È una bella giornata. È il caso di uscire. Uscire a prendere aria.
Così che si possa riprendere a scrivere.
Esorcizzare la voce di mia madre che dice: "Il nonno non sta tornando in sé"
Esorcizzare la voce di mia madre che dice: "Le librerie sono già piene di libri".
Esco di casa, cammino senza una meta precisa.
Le vie del centro pullulano di gente delle valli. Le signore hanno comprato piccoli vasi di fiori dal mercatino dei formaggi di Piazza Fiera.
"La vacca è l'animale preferito qui", mi spiega una studentessa dell'istituto agrario.
A carnevale, in effetti, il costume più diffuso tra i bambini era quello da vacca.
Piccole vacche pezzate con una coroncina di fiori. Molteplici avvistamenti.
Una famiglia blu, che metto a fuoco con difficoltà. Puffi.
Carnevale, certo, ma io mi travesto ogni volta che esco di casa.
Oggi mi travesto da uomo e da meretrice. Non è una novità.
Il trucco sta nel lasciare che gli abiti prendano possesso del tuo corpo.
Camminare dimenticando la grazia.
Dimenticando dieci anni di lezioni di danza e venticinque anni di disciplinamento.
Dis-graziarsi. E cappotti che ti allarghino le spalle.
Per il look da meretrice, è sufficiente abbinare uno sguardo sottilmente disgustato con un rossetto scarlatto. Meglio se in pieno giorno. Meglio se in chiesa.
"Vado in chiesa a cercare ispirazione".
La verità è che sono le campane del duomo a chiamarmi.
Le premesse per un'ottima storia di conversione. S. Paolo sulla via di Damasco.
In Piazza Duomo, il rumore è assordante. Le campane suonano a festa per minuti interi. Un folto gruppo di preti in tunica viola inscena una piccola processione, per poi entrare dalla porta della navata sinistra. C'è anche la tv locale.
Trento è la città in cui i locali devono spegnere la musica allo scoccare della mezzanotte di Capodanno, ma è assolutamente legittimo che le campane suonino a festa fino a farti esplodere il cervello, costringendoti ad urlare per farti capire. È ironico che io mi trovi qui.
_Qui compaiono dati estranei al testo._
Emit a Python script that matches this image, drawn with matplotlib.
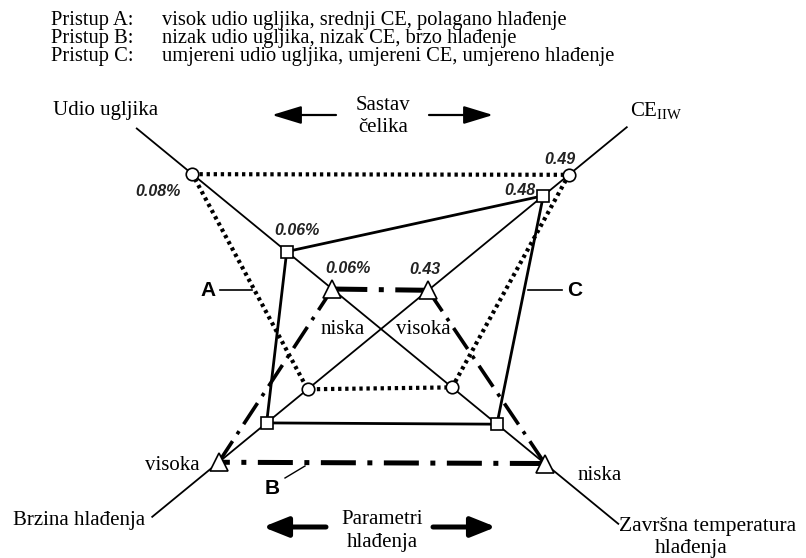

Dalla sagrestia d'Italia alla terra che ci ha dato la Controriforma.
"Vado a Messa a cercare ispirazione".
Se solo la Chiesa Cattolica non avesse un grosso debito nei miei confronti, concorderei con chi ha criticato con ardore le mie visite fraudolente.
Sono andata a Messa con il solo intento di stare di nuovo male in quel modo così peculiare. Per assorbire l'inscalfibilità d'opinioni, così palesemente alimentata dalla paura, di certi preti. Vederli in azione è uno spettacolo; il modo in cui riescono a dirti che Noi siamo i misericordiosi, gli accoglienti, i buoni, i ragionevoli, mentre Loro sono nell'errore.
Il modo in cui pretendono il controllo sul significato delle parole.
Entro in duomo.
Il duomo di Trento è uno dei luoghi più cupi che io abbia mai visitato, soprattutto quando è vuoto.
Ma stavolta è pieno.
Dopo il primo canto, uno dei tanti preti collocati nei pressi dell'altare mi illumina sul perché pare che siano tutti pronti a far festa.
"L'anniversario della costruzione della nostra cattedrale."
"Qui, dove si è svolto lo storico concilio! E noi, vili, che ce ne dimentichiamo!"
I preti vengono da ogni angolo della diocesi, con la loro bella divisa ricamata.
Viene fatto notare che la chiesa è piena di giovani. Certo, se includiamo i trentenni, saranno forse un decimo dei presenti. Poi, in fondo, ci sono io, nel mio travestimento da meretrice. Ma nessuno ha da ridire.
Trento è la città in cui ho raccolto le reazioni più negative o sconcertate al mio trucco sopra le righe. Mi rifaccio a PJ Harvey ai tempi di To Bring You My Love, ma qui è come se quel disco non fosse mai uscito.
Per strada, le vecchine mi fissano intensamente.
Intensamente.
Quando le schivo, trasformo il mio soprabito aperto in un mantello. I pugni in tasca. Il vento artificiale.
In chiesa non è così. Una volta che ci sei entrata, tutti danno per scontato che tu sia una persona per bene. Magari anche una meretrice, ma una meretrice che sta cercando di tornare sulla retta via. Non una spia.
In seconda media, per una recita scolastica tratta dalla parabola del Figliol prodigo, impersonai la meretrice. Fu un'esperienza interessante. La mia professoressa di italiano mi incitava a vocalizzare la mia parte con maggiore veemenza. Ma io ero una ragazzina per bene, e non sapevo recitare.